Not so fast on legalizing pot. That is the message coming from New York State's school boards. The state School Boards Association wants more study on the issue.
There may be more time for study, since legalization apparently can't be worked out soon enough to be in this year's state budget. The deadline for passage is scheduled for April 1, but there are an awful lot of unresolved issues. Revenue from legalizing pot was supposed to help make the spending plan work.
There is a lot of support for legalization, but there are issues and more issues. State School Boards Association Executive Director Tim Kremer said there needs to be more thought on the matter.
"We believe this is a much bigger public policy issue, that people like law enforcement and health care providers and educators and people from perhaps other social service agencies should have an opportunity to carefully weigh in on the impact of the legalization of marijuana," Kremer said.
There are concerns from a lot of different groups, many in law enforcement.
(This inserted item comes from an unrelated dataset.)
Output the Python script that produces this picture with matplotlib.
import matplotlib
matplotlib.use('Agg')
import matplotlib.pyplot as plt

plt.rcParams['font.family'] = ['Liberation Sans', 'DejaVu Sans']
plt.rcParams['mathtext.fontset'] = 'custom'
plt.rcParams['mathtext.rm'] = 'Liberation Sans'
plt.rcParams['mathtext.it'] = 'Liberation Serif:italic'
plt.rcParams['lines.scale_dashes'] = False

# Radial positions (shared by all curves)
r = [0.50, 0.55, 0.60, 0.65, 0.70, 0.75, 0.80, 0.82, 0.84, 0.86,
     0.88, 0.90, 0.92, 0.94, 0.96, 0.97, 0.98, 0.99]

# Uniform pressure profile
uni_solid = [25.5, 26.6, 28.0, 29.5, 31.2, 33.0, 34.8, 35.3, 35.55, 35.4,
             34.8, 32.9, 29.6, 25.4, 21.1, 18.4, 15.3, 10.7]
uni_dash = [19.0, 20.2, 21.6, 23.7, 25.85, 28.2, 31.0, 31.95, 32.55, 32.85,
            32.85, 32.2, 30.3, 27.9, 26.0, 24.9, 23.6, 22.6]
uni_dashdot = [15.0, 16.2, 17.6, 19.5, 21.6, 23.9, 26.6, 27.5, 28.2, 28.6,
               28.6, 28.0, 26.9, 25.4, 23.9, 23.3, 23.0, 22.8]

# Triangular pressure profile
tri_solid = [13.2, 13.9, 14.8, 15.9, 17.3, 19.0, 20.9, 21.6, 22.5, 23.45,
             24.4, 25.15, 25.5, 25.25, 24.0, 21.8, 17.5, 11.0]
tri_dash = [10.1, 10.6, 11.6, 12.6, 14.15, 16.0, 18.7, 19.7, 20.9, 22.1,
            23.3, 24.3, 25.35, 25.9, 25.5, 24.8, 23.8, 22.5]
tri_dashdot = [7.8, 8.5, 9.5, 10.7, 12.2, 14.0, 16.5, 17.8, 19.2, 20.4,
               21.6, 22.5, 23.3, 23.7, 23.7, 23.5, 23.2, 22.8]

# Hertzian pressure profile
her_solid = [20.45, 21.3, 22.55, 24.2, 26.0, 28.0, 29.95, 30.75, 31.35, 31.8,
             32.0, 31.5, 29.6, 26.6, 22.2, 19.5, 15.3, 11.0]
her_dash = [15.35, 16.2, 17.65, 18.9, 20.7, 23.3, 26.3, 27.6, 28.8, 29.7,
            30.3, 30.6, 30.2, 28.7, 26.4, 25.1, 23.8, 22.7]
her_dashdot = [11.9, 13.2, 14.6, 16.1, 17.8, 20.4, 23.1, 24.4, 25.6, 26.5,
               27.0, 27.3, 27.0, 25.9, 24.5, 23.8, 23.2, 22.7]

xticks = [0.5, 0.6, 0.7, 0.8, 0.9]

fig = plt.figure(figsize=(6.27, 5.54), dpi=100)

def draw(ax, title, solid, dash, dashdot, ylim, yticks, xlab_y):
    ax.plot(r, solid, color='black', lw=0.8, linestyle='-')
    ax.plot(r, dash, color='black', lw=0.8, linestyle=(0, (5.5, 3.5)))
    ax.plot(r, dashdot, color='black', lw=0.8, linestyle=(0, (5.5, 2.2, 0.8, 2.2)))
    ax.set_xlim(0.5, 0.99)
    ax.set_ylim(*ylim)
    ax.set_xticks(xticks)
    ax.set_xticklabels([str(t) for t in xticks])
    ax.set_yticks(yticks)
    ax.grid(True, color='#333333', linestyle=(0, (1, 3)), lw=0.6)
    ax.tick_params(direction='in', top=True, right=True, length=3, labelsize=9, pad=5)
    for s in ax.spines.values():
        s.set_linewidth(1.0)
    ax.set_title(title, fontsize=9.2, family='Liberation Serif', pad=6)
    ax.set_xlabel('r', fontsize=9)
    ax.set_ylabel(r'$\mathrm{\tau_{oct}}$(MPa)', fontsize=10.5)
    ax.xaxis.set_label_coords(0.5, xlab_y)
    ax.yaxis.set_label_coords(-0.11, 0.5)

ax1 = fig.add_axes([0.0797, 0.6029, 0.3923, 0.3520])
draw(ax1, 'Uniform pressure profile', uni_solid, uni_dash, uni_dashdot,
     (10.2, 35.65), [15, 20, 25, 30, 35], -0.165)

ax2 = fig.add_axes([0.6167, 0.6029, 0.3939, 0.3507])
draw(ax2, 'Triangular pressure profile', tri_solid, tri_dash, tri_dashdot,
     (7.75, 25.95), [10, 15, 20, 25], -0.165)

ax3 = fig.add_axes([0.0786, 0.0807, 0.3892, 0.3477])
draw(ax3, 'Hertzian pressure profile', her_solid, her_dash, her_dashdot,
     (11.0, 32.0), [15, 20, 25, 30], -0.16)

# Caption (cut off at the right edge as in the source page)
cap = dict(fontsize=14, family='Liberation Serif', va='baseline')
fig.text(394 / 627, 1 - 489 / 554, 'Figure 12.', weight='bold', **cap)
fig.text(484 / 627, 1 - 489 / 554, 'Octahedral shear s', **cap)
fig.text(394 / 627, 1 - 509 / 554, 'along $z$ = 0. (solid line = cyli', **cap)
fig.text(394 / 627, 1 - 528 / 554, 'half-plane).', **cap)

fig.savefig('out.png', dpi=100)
"This may be a way in which that the state can make ends meet because additional revenues would be forthcoming and we would appreciate that," Kremer said. "We would tell you that the health and wellbeing of our school age kids and all of the citizens of New York and making sure that we are not somehow selling that out for $300 million."
Kremer said the law is only supposed to apply to those 18 and over, but he said the reality is pot products are likely to slip down into younger people, that of the school population.
"It's not necessarily just a budget bill," he said. "This is something that we think needs to have a full airing so that there would be hearings about it, so that people could weigh in, talk about it from a medical standpoint, from a psychological standpoint, from a variety of different positions, law enforcement and such, where we could have a full airing of the legalization."